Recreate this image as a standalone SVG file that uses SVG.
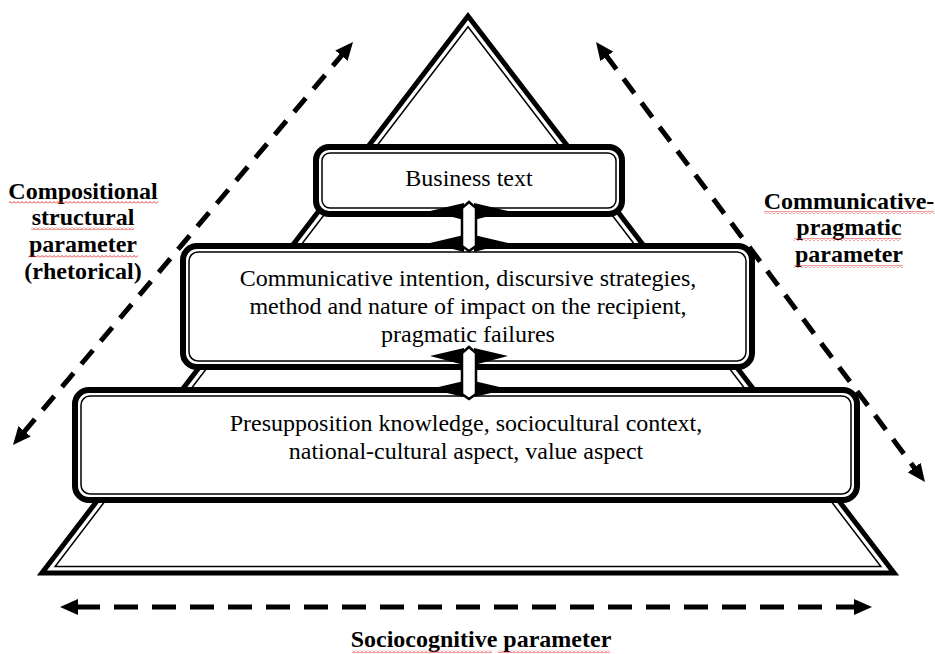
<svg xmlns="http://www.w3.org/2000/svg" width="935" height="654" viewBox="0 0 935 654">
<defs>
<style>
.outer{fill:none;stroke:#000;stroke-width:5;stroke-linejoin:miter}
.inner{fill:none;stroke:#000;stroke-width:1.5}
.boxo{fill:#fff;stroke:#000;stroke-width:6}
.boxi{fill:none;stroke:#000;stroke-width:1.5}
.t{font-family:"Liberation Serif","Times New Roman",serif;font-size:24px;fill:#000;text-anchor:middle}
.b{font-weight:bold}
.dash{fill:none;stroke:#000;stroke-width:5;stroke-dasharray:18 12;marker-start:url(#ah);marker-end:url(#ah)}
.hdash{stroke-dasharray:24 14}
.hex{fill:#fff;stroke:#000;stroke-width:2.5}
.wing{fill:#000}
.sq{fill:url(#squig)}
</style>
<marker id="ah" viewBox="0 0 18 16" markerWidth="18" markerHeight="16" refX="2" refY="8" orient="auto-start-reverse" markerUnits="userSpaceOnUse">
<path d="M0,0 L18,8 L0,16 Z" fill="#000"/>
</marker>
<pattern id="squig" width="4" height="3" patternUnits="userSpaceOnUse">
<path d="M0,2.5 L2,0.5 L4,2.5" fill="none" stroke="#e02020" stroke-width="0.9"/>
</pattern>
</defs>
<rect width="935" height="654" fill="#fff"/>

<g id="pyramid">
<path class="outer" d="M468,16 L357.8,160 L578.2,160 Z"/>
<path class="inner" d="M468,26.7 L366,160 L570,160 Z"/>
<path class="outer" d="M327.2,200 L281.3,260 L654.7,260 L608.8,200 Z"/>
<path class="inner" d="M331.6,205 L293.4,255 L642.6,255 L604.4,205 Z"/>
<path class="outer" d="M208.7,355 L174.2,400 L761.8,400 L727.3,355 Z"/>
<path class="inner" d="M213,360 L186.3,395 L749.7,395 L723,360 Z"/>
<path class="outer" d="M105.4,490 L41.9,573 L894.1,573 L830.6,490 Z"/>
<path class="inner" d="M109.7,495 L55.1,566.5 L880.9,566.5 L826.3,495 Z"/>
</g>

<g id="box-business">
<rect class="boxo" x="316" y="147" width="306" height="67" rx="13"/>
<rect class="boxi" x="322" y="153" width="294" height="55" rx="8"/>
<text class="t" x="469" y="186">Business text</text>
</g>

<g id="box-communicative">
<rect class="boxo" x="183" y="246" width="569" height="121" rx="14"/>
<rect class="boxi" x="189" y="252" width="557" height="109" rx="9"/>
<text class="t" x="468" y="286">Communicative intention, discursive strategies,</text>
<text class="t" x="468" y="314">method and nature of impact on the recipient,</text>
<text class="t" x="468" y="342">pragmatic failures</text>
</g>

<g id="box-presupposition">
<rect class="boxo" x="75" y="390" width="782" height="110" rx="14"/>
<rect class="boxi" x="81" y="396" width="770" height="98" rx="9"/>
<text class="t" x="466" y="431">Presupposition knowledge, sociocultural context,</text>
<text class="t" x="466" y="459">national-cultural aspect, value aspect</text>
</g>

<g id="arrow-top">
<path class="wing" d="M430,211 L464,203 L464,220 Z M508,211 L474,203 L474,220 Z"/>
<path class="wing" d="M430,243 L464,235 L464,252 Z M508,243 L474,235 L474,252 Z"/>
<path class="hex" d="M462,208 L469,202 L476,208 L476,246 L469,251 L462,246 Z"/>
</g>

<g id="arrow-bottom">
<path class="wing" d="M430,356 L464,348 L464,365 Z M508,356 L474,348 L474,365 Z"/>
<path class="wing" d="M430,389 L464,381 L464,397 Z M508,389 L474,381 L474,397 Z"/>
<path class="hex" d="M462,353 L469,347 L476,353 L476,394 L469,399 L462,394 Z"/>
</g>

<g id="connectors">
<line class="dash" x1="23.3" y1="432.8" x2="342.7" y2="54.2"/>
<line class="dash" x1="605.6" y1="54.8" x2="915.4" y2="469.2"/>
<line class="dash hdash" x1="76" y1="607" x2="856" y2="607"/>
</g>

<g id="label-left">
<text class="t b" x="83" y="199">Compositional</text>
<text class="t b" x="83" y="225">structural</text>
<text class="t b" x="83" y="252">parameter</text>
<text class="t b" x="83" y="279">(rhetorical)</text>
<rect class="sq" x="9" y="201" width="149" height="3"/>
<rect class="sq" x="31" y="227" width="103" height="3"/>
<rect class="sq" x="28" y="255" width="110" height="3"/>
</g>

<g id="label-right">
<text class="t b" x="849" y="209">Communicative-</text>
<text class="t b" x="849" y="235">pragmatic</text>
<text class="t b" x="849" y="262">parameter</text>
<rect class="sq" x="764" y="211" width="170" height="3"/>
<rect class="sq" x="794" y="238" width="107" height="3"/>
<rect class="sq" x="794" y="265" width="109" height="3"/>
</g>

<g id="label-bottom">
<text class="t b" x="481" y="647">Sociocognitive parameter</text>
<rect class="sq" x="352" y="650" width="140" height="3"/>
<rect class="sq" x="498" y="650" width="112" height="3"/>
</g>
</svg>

--------------------------------------------------

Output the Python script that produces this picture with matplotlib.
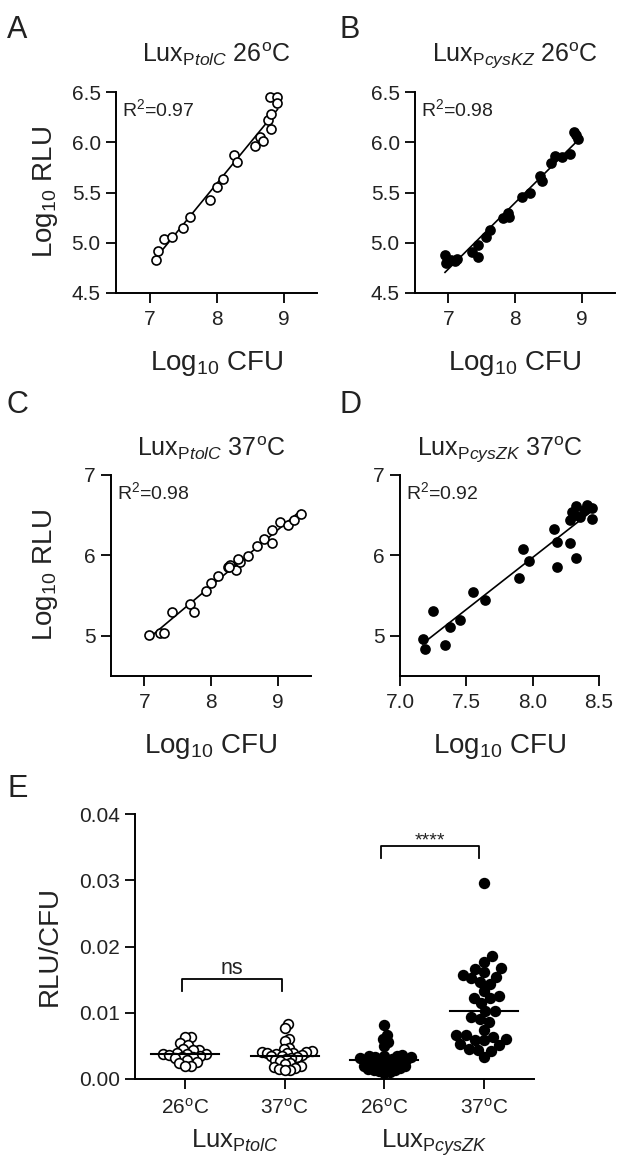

--------------------------------------------------

▶ Your goal
Search the data for the string "this" and copy each line where it appears.

▶ Response below
Recreate this image as a standalone SVG file that uses SVG.
Output the Python script that produces this picture with matplotlib.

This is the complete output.